At Weatherstone, we recognize that not all investment risk is worth taking.  As you move closer to retirement, or as you are going through your retirement, you may be looking for more predictable outcomes.  You want less risk in your investments compared to when you had lots of time until retirement and were primarily focused on building your retirement nest egg.  Why?  Because it has taken years of hard work, sacrifice and regular contributions to investment accounts to accumulate enough savings to feel confident enough to leave the safety of the workforce.  Once you retire, income from your investments may be an important piece of your retirement income and financial security.

Sometimes investing can seem quite easy; you own investments that regularly and consistently move higher, and you see your money grow much faster than if you had put it into “safe” investments.  However, market conditions can and do change.  You may see years of gains wiped out in matter of weeks or months, and you may then wonder if the risks of being invested in financial markets are worth it.

If you are young enough, you may just lose time making up the ground you lost.  But, if you are close to retirement or in retirement, the impact of such a decline may be significantly worse, because you may no longer have the luxury of time.  Significant market declines at this stage of your life may require you to postpone retirement or worse!  One of the most important decisions you make in retirement may be whether to avoid the asset classes that helped you build your retirement nest egg in order to avoid serious damaging reductions in your investments.

The Importance of a Flexible Approach to Taking Risk

Adding flexible, risk measured investment strategies as part of your investment portfolio may be the answer.

By using various risk measurement indicators, it is possible to continue investing in asset classes that provide the best potential for growth and still have a way to avoid possible damaging drawdowns.  By owning growth oriented assets during periods when taking that risk has historically been rewarded, and moving to safer investments such as bonds and money market when risk levels are unattractive, you can control possible damage and still take advantage of good market opportunities.

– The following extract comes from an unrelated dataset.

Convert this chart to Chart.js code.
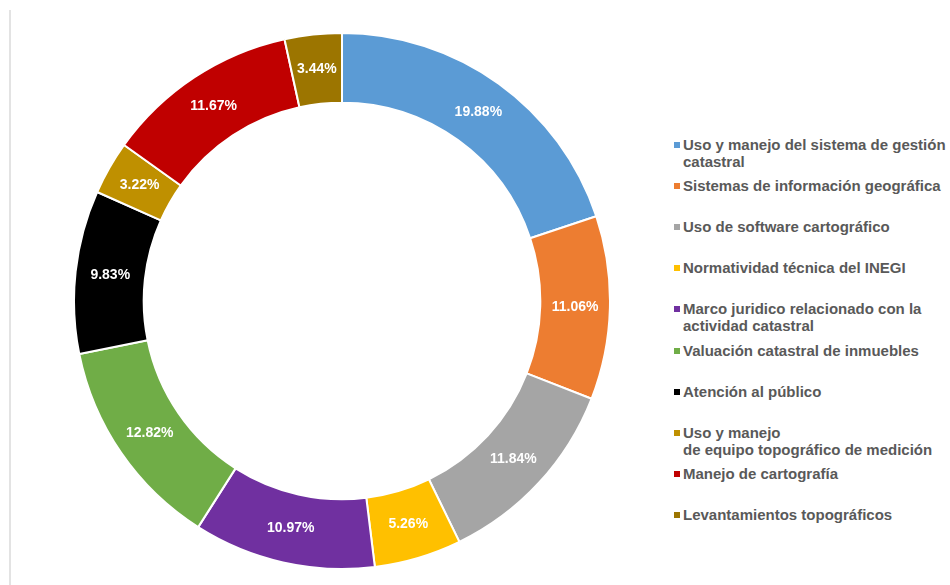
<!DOCTYPE html>
<html lang="es">
<head>
<meta charset="utf-8">
<title>Temas de capacitación catastral</title>
<script src="https://cdn.jsdelivr.net/npm/chart.js@4.4.1/dist/chart.umd.min.js"></script>
<style>
  html, body { margin: 0; padding: 0; background: #fff; }
  body { width: 950px; height: 585px; position: relative; overflow: hidden; font-family: "Liberation Sans", Arial, sans-serif; }
  .edge { position: absolute; left: 9px; top: 10px; bottom: 0; width: 2px; background: #e3e3e3; }
  .chart-box { position: absolute; left: 72px; top: 31px; width: 540px; height: 540px; }
  .legend { position: absolute; left: 673px; top: 0; }
  .legend-item { position: absolute; left: 0; white-space: nowrap; color: #595959; font-size: 15px; font-weight: bold; line-height: 17px; }
  .legend-item .box { position: absolute; left: 1px; top: 6px; width: 6px; height: 6px; }
  .legend-item .txt { padding-left: 10px; }
</style>
</head>
<body>
<div class="edge"></div>
<div class="chart-box"><canvas id="dona"></canvas></div>
<div class="legend" id="legend"></div>

<script>
// --- Datos ---
const temas = [
  'Uso y manejo del sistema de gestión\ncatastral',
  'Sistemas de información geográfica',
  'Uso de software cartográfico',
  'Normatividad técnica del INEGI',
  'Marco juridico relacionado con la\nactividad catastral',
  'Valuación catastral de inmuebles',
  'Atención al público',
  'Uso y manejo\nde equipo topográfico de medición',
  'Manejo de cartografía',
  'Levantamientos topográficos'
];
const porcentajes = [19.88, 11.06, 11.84, 5.26, 10.97, 12.82, 9.83, 3.22, 11.67, 3.44];
const colores = ['#5B9BD5', '#ED7D31', '#A5A5A5', '#FFC000', '#7030A0', '#70AD47', '#000000', '#BF9000', '#C00000', '#9C7500'];

// --- Etiquetas de porcentaje dentro de cada segmento ---
const etiquetasPlugin = {
  id: 'etiquetas',
  afterDatasetsDraw(chart) {
    const ctx = chart.ctx;
    const meta = chart.getDatasetMeta(0);
    ctx.save();
    ctx.fillStyle = '#ffffff';
    ctx.font = 'bold 14px "Liberation Sans", Arial, sans-serif';
    ctx.textAlign = 'center';
    ctx.textBaseline = 'middle';
    meta.data.forEach((arc, i) => {
      const p = arc.tooltipPosition();
      ctx.fillText(porcentajes[i].toFixed(2) + '%', p.x, p.y);
    });
    ctx.restore();
  }
};

new Chart(document.getElementById('dona'), {
  type: 'doughnut',
  data: {
    labels: temas.map(t => t.replace('\n', ' ')),
    datasets: [{
      data: porcentajes,
      backgroundColor: colores,
      borderColor: '#ffffff',
      borderWidth: 2,
      hoverOffset: 0
    }]
  },
  options: {
    responsive: true,
    maintainAspectRatio: false,
    animation: false,
    radius: 268,
    cutout: '74%',
    plugins: {
      legend: { display: false },
      tooltip: { enabled: false }
    }
  },
  plugins: [etiquetasPlugin]
});

// --- Leyenda ---
const legend = document.getElementById('legend');
temas.forEach((t, i) => {
  const item = document.createElement('div');
  item.className = 'legend-item';
  item.style.top = (135.5 + i * 41.2) + 'px';
  const box = document.createElement('span');
  box.className = 'box';
  box.style.background = colores[i];
  const txt = document.createElement('div');
  txt.className = 'txt';
  txt.innerHTML = t.split('\n').join('<br>');
  item.appendChild(box);
  item.appendChild(txt);
  legend.appendChild(item);
});
</script>
</body>
</html>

Such an approach is not necessarily designed to provide higher returns than a market index on a regular basis, but rather it is designed to provide more stable returns over time.  This is done by smoothing out the ups and downs of the market over a full market cycle with the ultimate goal of helping you achieve the target rate of return that you need in order to reach your personal goals.

At Weatherstone, we recognize the changing nature of markets.  We believe in taking a risk measured approach, meaning that we focus first and foremost on protecting the wealth that you have built, and then taking risk when it has historically been rewarded.